WORK TO DO:
Copy out the lines that have "chart" in them.

******************************

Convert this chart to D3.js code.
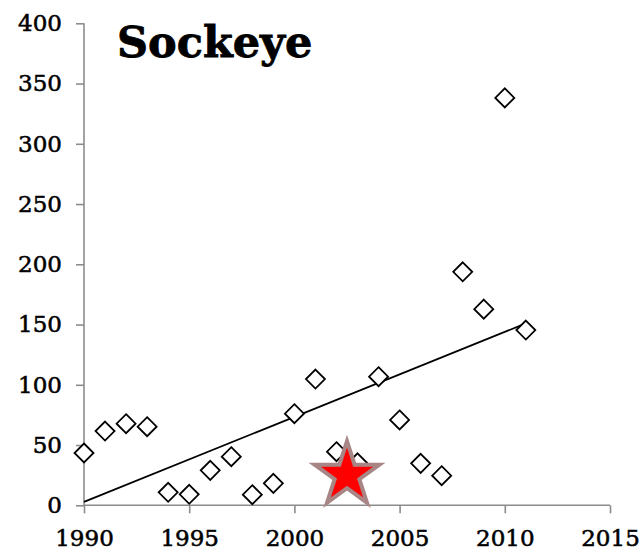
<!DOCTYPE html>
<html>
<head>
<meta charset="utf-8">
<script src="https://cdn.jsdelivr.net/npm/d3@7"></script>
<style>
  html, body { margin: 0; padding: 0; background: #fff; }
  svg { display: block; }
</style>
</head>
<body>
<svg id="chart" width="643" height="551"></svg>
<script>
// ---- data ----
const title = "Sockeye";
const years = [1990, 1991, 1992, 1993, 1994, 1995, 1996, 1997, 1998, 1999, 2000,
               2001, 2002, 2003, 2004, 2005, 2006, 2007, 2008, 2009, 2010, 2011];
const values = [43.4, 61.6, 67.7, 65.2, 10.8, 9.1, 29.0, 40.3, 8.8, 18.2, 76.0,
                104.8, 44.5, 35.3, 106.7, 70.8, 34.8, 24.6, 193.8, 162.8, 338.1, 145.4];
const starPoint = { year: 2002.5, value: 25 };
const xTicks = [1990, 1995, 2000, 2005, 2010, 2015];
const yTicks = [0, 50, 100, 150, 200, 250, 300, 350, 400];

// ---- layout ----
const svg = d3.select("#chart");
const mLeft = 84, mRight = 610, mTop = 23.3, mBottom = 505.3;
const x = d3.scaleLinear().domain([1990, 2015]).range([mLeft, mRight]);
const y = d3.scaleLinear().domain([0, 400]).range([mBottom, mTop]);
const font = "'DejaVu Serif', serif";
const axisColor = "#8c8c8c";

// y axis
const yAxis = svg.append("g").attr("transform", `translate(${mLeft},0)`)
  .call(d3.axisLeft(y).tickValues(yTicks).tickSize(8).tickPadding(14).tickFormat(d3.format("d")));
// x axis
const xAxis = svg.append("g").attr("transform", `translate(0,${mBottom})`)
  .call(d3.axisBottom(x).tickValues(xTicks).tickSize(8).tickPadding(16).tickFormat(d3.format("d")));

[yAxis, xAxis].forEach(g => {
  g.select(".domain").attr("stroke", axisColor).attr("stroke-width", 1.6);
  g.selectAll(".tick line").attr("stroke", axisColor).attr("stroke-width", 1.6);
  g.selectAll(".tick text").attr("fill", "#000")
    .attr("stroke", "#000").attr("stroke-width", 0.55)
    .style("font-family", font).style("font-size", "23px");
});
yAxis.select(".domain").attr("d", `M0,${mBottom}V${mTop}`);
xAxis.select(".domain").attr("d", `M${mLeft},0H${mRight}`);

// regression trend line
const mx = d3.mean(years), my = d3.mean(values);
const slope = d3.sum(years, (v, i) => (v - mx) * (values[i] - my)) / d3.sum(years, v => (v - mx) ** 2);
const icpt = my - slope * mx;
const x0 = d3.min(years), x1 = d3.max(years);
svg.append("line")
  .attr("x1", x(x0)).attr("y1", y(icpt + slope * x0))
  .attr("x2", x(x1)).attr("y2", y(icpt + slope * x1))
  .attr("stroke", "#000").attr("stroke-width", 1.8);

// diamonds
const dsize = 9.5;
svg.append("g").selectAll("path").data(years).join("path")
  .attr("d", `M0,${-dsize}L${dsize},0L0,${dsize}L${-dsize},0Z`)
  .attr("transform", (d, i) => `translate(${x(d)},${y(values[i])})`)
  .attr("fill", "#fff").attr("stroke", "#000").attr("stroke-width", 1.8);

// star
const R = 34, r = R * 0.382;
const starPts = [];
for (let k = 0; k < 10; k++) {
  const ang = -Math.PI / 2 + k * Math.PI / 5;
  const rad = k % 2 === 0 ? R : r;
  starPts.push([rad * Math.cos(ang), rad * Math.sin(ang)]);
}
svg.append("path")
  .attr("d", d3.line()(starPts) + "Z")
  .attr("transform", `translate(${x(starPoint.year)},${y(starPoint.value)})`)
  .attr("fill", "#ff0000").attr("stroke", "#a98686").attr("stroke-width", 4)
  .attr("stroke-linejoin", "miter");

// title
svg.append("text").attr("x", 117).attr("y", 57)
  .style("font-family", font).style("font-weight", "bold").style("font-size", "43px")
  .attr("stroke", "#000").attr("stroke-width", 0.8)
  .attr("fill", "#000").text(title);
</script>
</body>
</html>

******************************

SOLUTION FOR THIS PROBLEM:
Convert this chart to D3.js code.
<svg id="chart" width="643" height="551"></svg>
const svg = d3.select("#chart");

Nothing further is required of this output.